Pahrump Valley Speedway, which will host the 2018 edition of the popular Stormin’ Mormon Showdown featuring the Sam Stringer Memorial Super Stock Shootout on Saturday, has enjoyed a fascinating history since its inception in 1985.
The quarter-mile dirt track situated east of the heart of Pahrump was the creation of several dedicated race enthusiasts from the Pahrump area.
When Ray Wulfenstein got wind of the movement, he immediately jumped on board, offering use of his heavy equipment to help Jim Pike, Bob Bolling, Sam Stringer and Bobby and Buzz Woods in the construction of Pahrump’s entry into the world of dirt track racing.

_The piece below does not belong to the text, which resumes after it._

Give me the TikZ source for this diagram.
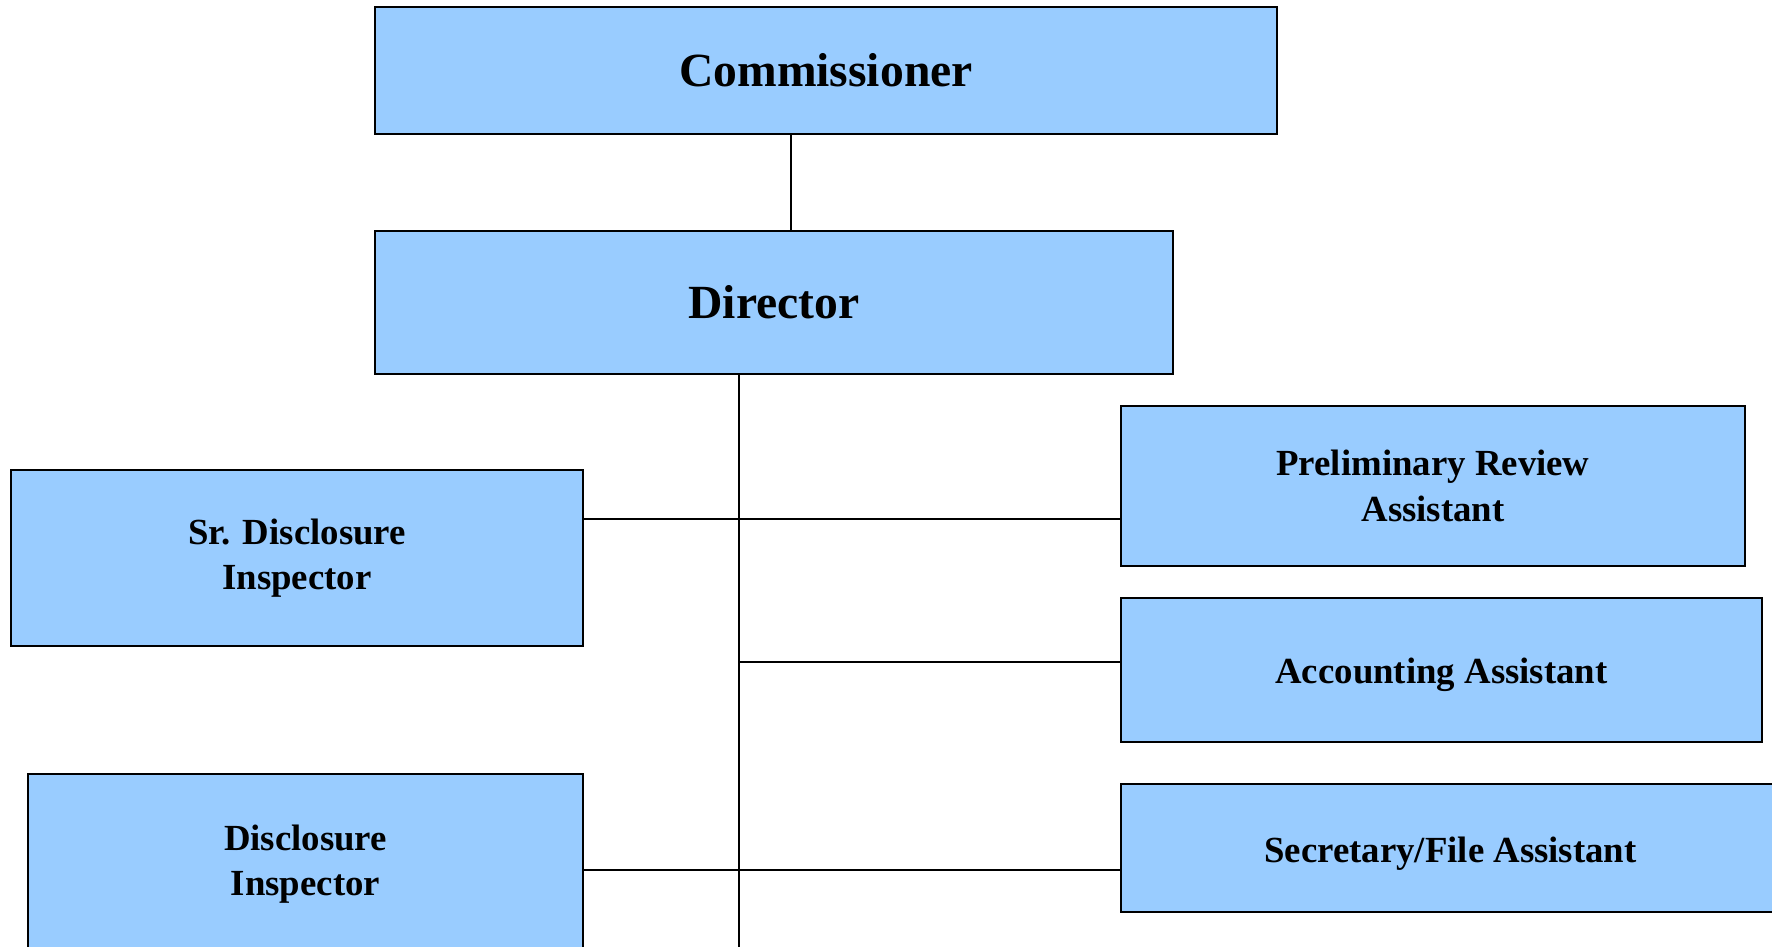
\documentclass[tikz,border=0pt]{standalone}
\usepackage{fontspec}
\setmainfont{Liberation Serif}
\usepackage{tikz}
\definecolor{boxblue}{HTML}{99CCFF}

\begin{document}
\begin{tikzpicture}[x=0.5pt,y=-0.5pt,
  box/.style={draw,line width=1pt,fill=boxblue,inner sep=0pt,align=center},
  post/.style={box,font=\bfseries\fontsize{18.4}{22.6}\selectfont,
    execute at begin node={\rule{0pt}{18pt}}},
  head/.style={box,font=\bfseries\fontsize{23.8}{28}\selectfont},
  link/.style={line width=0.9pt}]
\useasboundingbox (0,0) rectangle (1772,947);
\node[head,minimum width=451pt,minimum height=63.5pt] (comm) at (826,70.5) {Commissioner};
\node[head,minimum width=399pt,minimum height=71.5pt] (dir) at (774,302.5) {Director};
\node[post,minimum width=286pt,minimum height=88pt] (sr) at (297,558) {Sr. Disclosure\\Inspector};
\node[post,minimum width=277.5pt,minimum height=90.5pt] (disc) at (305.5,864.5) {Disclosure\\Inspector};
\node[post,minimum width=312pt,minimum height=80pt] (prelim) at (1433,486) {Preliminary Review\\Assistant};
\node[post,minimum width=320.5pt,minimum height=72pt] (acc) at (1441.5,670) {Accounting Assistant};
\node[post,minimum width=329.5pt,minimum height=64pt] (sec) at (1450.5,848) {Secretary/File Assistant};
\coordinate (top) at (791,0);
\coordinate (trunk) at (739,960);
\coordinate (j1) at (739,519);
\coordinate (j2) at (739,662);
\coordinate (j3) at (739,870);
\draw[link] (comm.south -| top) -- (dir.north -| top);
\draw[link] (dir.south -| trunk) -- (trunk);
\draw[link] (sr.east |- j1) -- (prelim.west |- j1);
\draw[link] (j2) -- (acc.west |- j2);
\draw[link] (disc.east |- j3) -- (sec.west |- j3);
\end{tikzpicture}
\end{document}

Wulfenstein’s fierce dedication to the sport saw him win the 1969 and 1971 track titles at Craig Road Speedway, a quarter-mile paved oval that drew top-notch competitors, including short track superstars such as former NASCAR stars Mark Martin, Dick Trickle, Ernie Ervin and Jimmy Insolo; former Pahrump resident Phil Hayes; current NASCAR star Kurt Busch and his father, Tom, who both competed in Dwarf Cars at Pahrump Valley Speedway; and three-time CRS track champion Jimmy Sanderson.
After Wulfenstein showcased his talent at the Race of Champions at Daytona Speedway in Florida, he turned his attention to Pahrump. With the groundwork already started by other Pahrump residents, he headed up the hill to offer his help building Pahrump Valley Speedway.
Wulfenstein zeroed in on the remains of Caesars Palace Grand Prix, which was staged from 1981-84 on the Las Vegas Strip before hotel officials determined that the event was losing too much money. Wulfenstein, his son Jim, Pike, Bolling, Rick Ruud and others took off work and started hauling the walls from Caesars to the new track in Pahrump.
Wulfenstein, who also served as the track announcer on several occasions, watched along with others as the track was scheduled to close when investors bought the land to build a truck stop. The plan fell apart when the economy tanked in 2008, and the track remained what it is today.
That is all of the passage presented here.